Manafort’s attorney said his client was not attempting to impact Mueller’s investigation to determine possible ties between the Trump campaign and Russian officials, but rather was trying to clear the air in Ukraine.
“The Special Counsel’s Opposition — devoid as it is of both legal analysis and legal precedents — claims that Mr. Manafort has engaged in wrongdoing when all he has tried to do is to correct the public record in Ukraine concerning his consulting activities in Ukraine,” the attorney wrote in the filing.
“There is nothing in the draft op-ed that would ‘pose a substantial material likelihood of prejudice to this case,'” the filing claims.
Additionally, the document shows Manafort’s lawyer challenged parts of the gag order.
“In the Special Counsel’s view, Mr. Manafort is apparently never allowed to set the factual record straight once an order under Local Criminal Rule 57.7(c) is entered, nor is he allowed to openly maintain his innocence. He must simply remain silent while his reputation is battered, and potential jurors in this District might be tainted. Fortunately, the fundamental right of freedom of speech is not abrogated because a U.S. citizen is charged with a crime,” according to the filings.
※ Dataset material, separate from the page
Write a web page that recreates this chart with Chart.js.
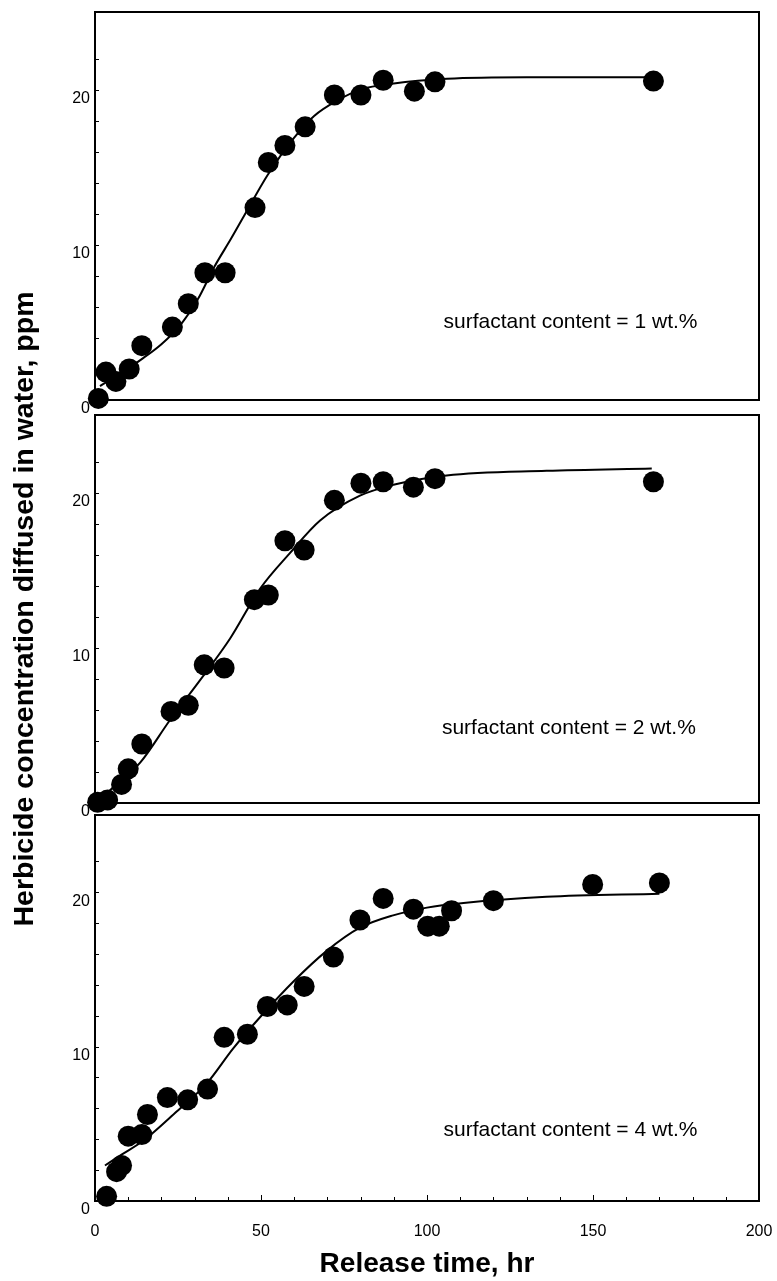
<!DOCTYPE html>
<html>
<head>
<meta charset="utf-8">
<script src="https://cdn.jsdelivr.net/npm/chart.js@4.4.1/dist/chart.umd.min.js"></script>
<style>
  body { margin: 0; background: #fff; }
  #wrap { position: relative; width: 777px; height: 1281px; }
  #wrap canvas { position: absolute; left: 0; top: 0; }
</style>
</head>
<body>
<div id="wrap">
  <canvas id="p1" width="777" height="1281"></canvas>
  <canvas id="p2" width="777" height="1281"></canvas>
  <canvas id="p3" width="777" height="1281"></canvas>
</div>
<script>
// measured points, time (hr) vs concentration (ppm)
var time1 = [1, 3.3, 6.3, 10.3, 14.1, 23.3, 28.1, 33.1, 39.2, 48.2, 52.2, 57.2, 63.3, 72.1, 80.1, 86.8, 96.2, 102.4, 168.2]
var conc1 = [0.1, 1.8, 1.2, 2.0, 3.5, 4.7, 6.2, 8.2, 8.2, 12.4, 15.3, 16.4, 17.6, 19.65, 19.65, 20.6, 19.9, 20.5, 20.55]

var time2 = [0.8, 3.8, 8.0, 10.0, 14.1, 22.9, 28.1, 32.9, 38.9, 48.0, 52.2, 57.2, 63.0, 72.1, 80.1, 86.8, 95.9, 102.4, 168.2]
var conc2 = [0.05, 0.2, 1.2, 2.2, 3.8, 5.9, 6.3, 8.9, 8.7, 13.1, 13.4, 16.9, 16.3, 19.5, 20.6, 20.7, 20.35, 20.9, 20.7]

var time4 = [3.5, 6.5, 8.0, 10.0, 14.1, 15.8, 21.8, 27.9, 33.9, 38.9, 45.9, 51.9, 57.9, 63.0, 71.8, 79.8, 86.8, 95.9, 100.2, 103.7, 107.4, 120, 149.9, 170]
var conc4 = [0.3, 1.9, 2.3, 4.2, 4.3, 5.6, 6.7, 6.55, 7.25, 10.6, 10.8, 12.6, 12.7, 13.9, 15.8, 18.2, 19.6, 18.9, 17.8, 17.8, 18.8, 19.45, 20.5, 20.6]

// fitted curves
var fitT1 = [1.5, 7, 14.5, 20, 25.6, 31, 36, 41, 45, 52, 60, 66, 73, 80, 90, 106, 130, 168]
var fitC1 = [0.9, 1.6, 2.7, 3.6, 4.8, 6.5, 8.6, 10.4, 11.9, 14.5, 16.9, 18.3, 19.3, 20.0, 20.4, 20.7, 20.8, 20.8]

var fitT2 = [0.8, 7, 13.6, 22.6, 31.6, 40.7, 49.7, 58.7, 67.8, 79.8, 89.9, 105.9, 136, 167.7]
var fitC2 = [0.1, 1.3, 2.6, 5.35, 7.9, 10.6, 13.8, 16.1, 18.2, 19.8, 20.5, 21.1, 21.4, 21.55]

var fitT4 = [3, 8, 14.5, 24.6, 33.6, 41.7, 49.7, 59.7, 69.8, 79.8, 89.8, 100, 111, 136, 170]
var fitC4 = [2.3, 3.0, 3.9, 5.8, 7.6, 9.9, 11.9, 14.2, 16.2, 17.7, 18.5, 19.0, 19.3, 19.7, 19.9]

var yTicks = [0, 10, 20]
var xTicks = [0, 50, 100, 150, 200]
var notes = ['surfactant content = 1 wt.%', 'surfactant content = 2 wt.%', 'surfactant content = 4 wt.%']

var FONT = '"Liberation Sans", Arial, Helvetica, sans-serif'

function xy(xs, ys) {
    return xs.map(function (v, i) { return {x: v, y: ys[i]} })
}

// frame, inward ticks and the note text
var panelDeco = {
    id: 'panelDeco',
    afterDatasetsDraw: function (chart, args, opts) {
        var ctx = chart.ctx
        var a = chart.chartArea
        var xs = chart.scales.x
        var ys = chart.scales.y
        ctx.save()
        ctx.strokeStyle = '#000'
        ctx.lineWidth = 2
        ctx.strokeRect(a.left, a.top, a.right - a.left, a.bottom - a.top)

        ctx.lineWidth = 1
        ctx.beginPath()
        ys.ticks.forEach(function (t) {
            if (t.value % 2 !== 0 || t.value <= 0 || t.value >= 25) return
            var p = Math.round(ys.getPixelForValue(t.value)) + 0.5
            ctx.moveTo(a.left, p)
            ctx.lineTo(a.left + 4, p)
        })
        if (opts.xticks) {
            xs.ticks.forEach(function (t) {
                if (t.value <= 0 || t.value >= 200) return
                var p = Math.round(xs.getPixelForValue(t.value)) + 0.5
                ctx.moveTo(p, a.bottom)
                ctx.lineTo(p, a.bottom - (t.value % 50 === 0 ? 6 : 4))
            })
        }
        ctx.stroke()

        ctx.fillStyle = '#000'
        ctx.font = '21px ' + FONT
        ctx.textAlign = 'left'
        ctx.textBaseline = 'middle'
        ctx.fillText(opts.text, xs.getPixelForValue(opts.at[0]), ys.getPixelForValue(opts.at[1]))
        ctx.restore()
    }
}

function makePanel(id, pts, fit, cfg) {
    return new Chart(document.getElementById(id), {
        type: 'scatter',
        data: {
            datasets: [{
                data: fit,
                showLine: true,
                pointRadius: 0,
                borderColor: '#000',
                borderWidth: 2,
                cubicInterpolationMode: 'monotone',
                clip: false
            }, {
                data: pts,
                pointRadius: 10.5,
                pointBackgroundColor: '#000',
                pointBorderWidth: 0,
                clip: false
            }]
        },
        options: {
            responsive: false,
            animation: false,
            devicePixelRatio: 1,
            layout: { padding: { left: 0, right: 18, top: cfg.top, bottom: cfg.bottom } },
            plugins: {
                legend: { display: false },
                tooltip: { enabled: false },
                panelDeco: { text: cfg.text, at: cfg.at, xticks: cfg.showX }
            },
            scales: {
                x: {
                    type: 'linear',
                    min: 0,
                    max: 200,
                    display: cfg.showX,
                    grid: { display: false, drawTicks: false },
                    border: { display: false },
                    ticks: {
                        stepSize: 10,
                        autoSkip: false,
                        maxRotation: 0,
                        padding: 21,
                        color: '#000',
                        font: { family: FONT, size: 16 },
                        callback: function (v) { return xTicks.indexOf(v) >= 0 ? v : '' }
                    },
                    title: {
                        display: cfg.showX,
                        text: 'Release time, hr',
                        color: '#000',
                        font: { family: FONT, size: 28, weight: 'bold' },
                        padding: { top: 0, bottom: 0 }
                    },
                    afterFit: function (s) {
                        if (cfg.showX) s.height = 80
                        s.paddingLeft = 0
                        s.paddingRight = 0
                    }
                },
                y: {
                    min: 0,
                    max: 25,
                    grid: { display: false, drawTicks: false },
                    border: { display: false },
                    ticks: {
                        stepSize: 2,
                        autoSkip: false,
                        padding: 5,
                        labelOffset: 9,
                        color: '#000',
                        font: { family: FONT, size: 16 },
                        callback: function (v) { return yTicks.indexOf(v) >= 0 ? v : '' }
                    },
                    title: {
                        display: cfg.yTitle,
                        text: 'Herbicide concentration diffused in water, ppm',
                        color: '#000',
                        font: { family: FONT, size: 28.5, weight: 'bold' },
                        padding: { top: 8 }
                    },
                    afterFit: function (s) {
                        s.width = 95
                        s.paddingTop = 0
                        s.paddingBottom = 0
                    }
                }
            }
        },
        plugins: [panelDeco]
    })
}

makePanel('p1', xy(time1, conc1), xy(fitT1, fitC1), { top: 12, bottom: 881, text: notes[0], at: [105, 5.0], showX: false, yTitle: false })
makePanel('p2', xy(time2, conc2), xy(fitT2, fitC2), { top: 415, bottom: 478, text: notes[1], at: [104.5, 4.8], showX: false, yTitle: true })
makePanel('p3', xy(time4, conc4), xy(fitT4, fitC4), { top: 815, bottom: 0, text: notes[2], at: [105, 4.6], showX: true, yTitle: false })
</script>
</body>
</html>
The filing also noted that Manafort was not attempting to publish the op-ed in the U.S. and clarified it had been published in a Ukrainian newspaper.
“It was intended to be, and has been published in an Ukrainian newspaper, the Kyviv Post,” the legal team said.
The filings come after the denial of Manafort’s request to be released from house arrest, due to the op-ed he ghostwrote alongside a Kremlin-linked associate.
“Even if the ghostwritten op-ed were entirely accurate, fair, and balanced, it would be a violation of this Court’s November 8 Order if it had been published,” the prosecutors wrote in a court filing.
“The editorial clearly was undertaken to influence the public’s opinion of defendant Manafort, or else there would be no reason to seek its publication (much less for Manafort and his long-time associate to ghostwrite it in another’s name),” the prosecutors added.
Manafort and his associate Rick Gates were indicted by a federal grand jury this fall on 12 charges related to the work they did in Ukraine before joining Trump’s campaign, including conspiracy against the U.S., tax fraud, and money laundering.
The indictments were the first to come from special counsel Mueller’s Russia probe. Manafort and Gates pleaded not guilty at a federal courthouse hearing last month.